» EXERCISE DESCRIPTION
Write out word for word each line of the records, beginning at the first and stopping after the line with "plt.rcParams['font.family'] = ['DejaVu Sans']". Leave the pictures out.
Start RECORD SET
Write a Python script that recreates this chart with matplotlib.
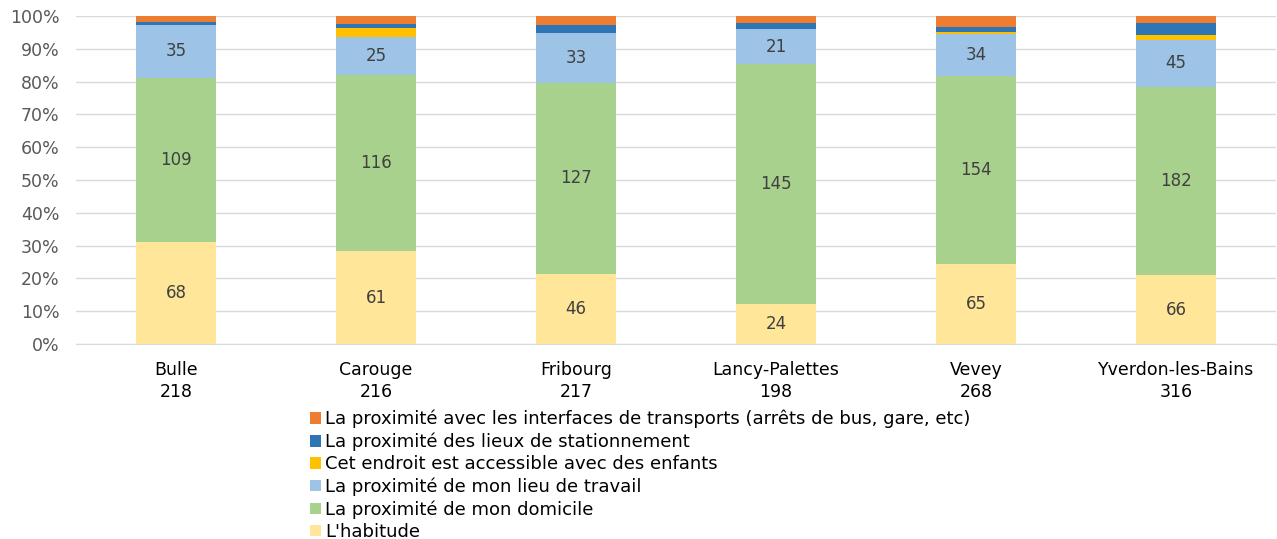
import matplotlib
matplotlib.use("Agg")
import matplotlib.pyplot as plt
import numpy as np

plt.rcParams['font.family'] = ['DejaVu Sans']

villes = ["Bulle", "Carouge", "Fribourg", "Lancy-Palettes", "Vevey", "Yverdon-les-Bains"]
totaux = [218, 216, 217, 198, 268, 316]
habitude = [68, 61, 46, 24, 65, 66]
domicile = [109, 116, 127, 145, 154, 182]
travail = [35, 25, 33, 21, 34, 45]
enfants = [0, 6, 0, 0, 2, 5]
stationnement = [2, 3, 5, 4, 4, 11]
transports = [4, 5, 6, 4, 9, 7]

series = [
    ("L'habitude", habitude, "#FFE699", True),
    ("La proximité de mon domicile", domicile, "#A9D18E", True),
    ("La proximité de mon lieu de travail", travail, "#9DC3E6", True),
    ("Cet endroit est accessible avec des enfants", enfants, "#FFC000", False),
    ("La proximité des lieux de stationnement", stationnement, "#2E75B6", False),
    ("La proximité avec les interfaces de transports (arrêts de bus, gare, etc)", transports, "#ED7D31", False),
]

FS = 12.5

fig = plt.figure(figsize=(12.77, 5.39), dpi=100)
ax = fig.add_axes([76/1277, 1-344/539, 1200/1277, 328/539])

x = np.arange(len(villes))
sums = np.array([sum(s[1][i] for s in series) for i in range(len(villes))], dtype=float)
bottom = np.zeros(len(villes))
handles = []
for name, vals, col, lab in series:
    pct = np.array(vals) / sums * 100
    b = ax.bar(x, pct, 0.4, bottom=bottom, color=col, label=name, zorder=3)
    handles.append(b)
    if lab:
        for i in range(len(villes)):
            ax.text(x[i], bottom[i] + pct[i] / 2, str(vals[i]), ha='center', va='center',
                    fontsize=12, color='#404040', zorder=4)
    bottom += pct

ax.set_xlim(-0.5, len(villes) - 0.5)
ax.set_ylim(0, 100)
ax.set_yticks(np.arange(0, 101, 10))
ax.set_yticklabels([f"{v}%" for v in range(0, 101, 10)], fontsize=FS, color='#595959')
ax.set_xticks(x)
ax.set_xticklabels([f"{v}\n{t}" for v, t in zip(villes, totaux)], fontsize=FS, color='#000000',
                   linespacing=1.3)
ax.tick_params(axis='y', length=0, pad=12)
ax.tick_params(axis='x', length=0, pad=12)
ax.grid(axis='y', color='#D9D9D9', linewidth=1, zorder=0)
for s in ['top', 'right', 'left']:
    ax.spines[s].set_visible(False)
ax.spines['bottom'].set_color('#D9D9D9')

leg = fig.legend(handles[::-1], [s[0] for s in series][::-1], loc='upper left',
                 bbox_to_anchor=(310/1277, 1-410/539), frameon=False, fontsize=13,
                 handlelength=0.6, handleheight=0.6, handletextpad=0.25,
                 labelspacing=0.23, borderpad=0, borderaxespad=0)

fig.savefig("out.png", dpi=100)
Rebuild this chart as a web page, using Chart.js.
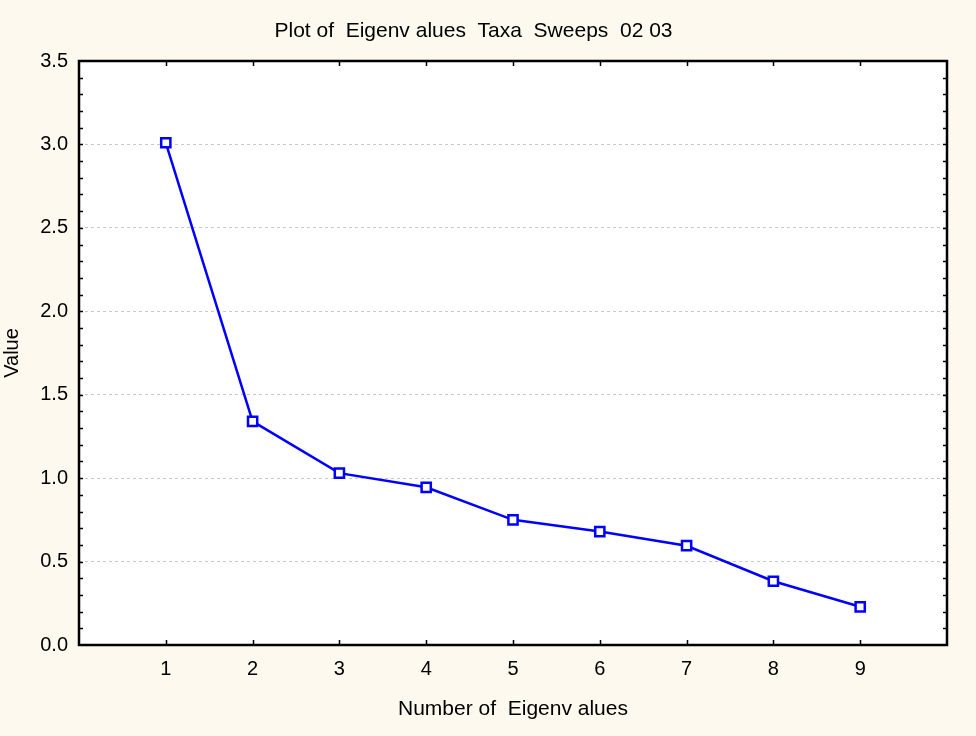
End RECORD SET
» OUTPUT BELOW
Write a Python script that recreates this chart with matplotlib.
import matplotlib
matplotlib.use("Agg")
import matplotlib.pyplot as plt
import numpy as np

plt.rcParams['font.family'] = ['DejaVu Sans']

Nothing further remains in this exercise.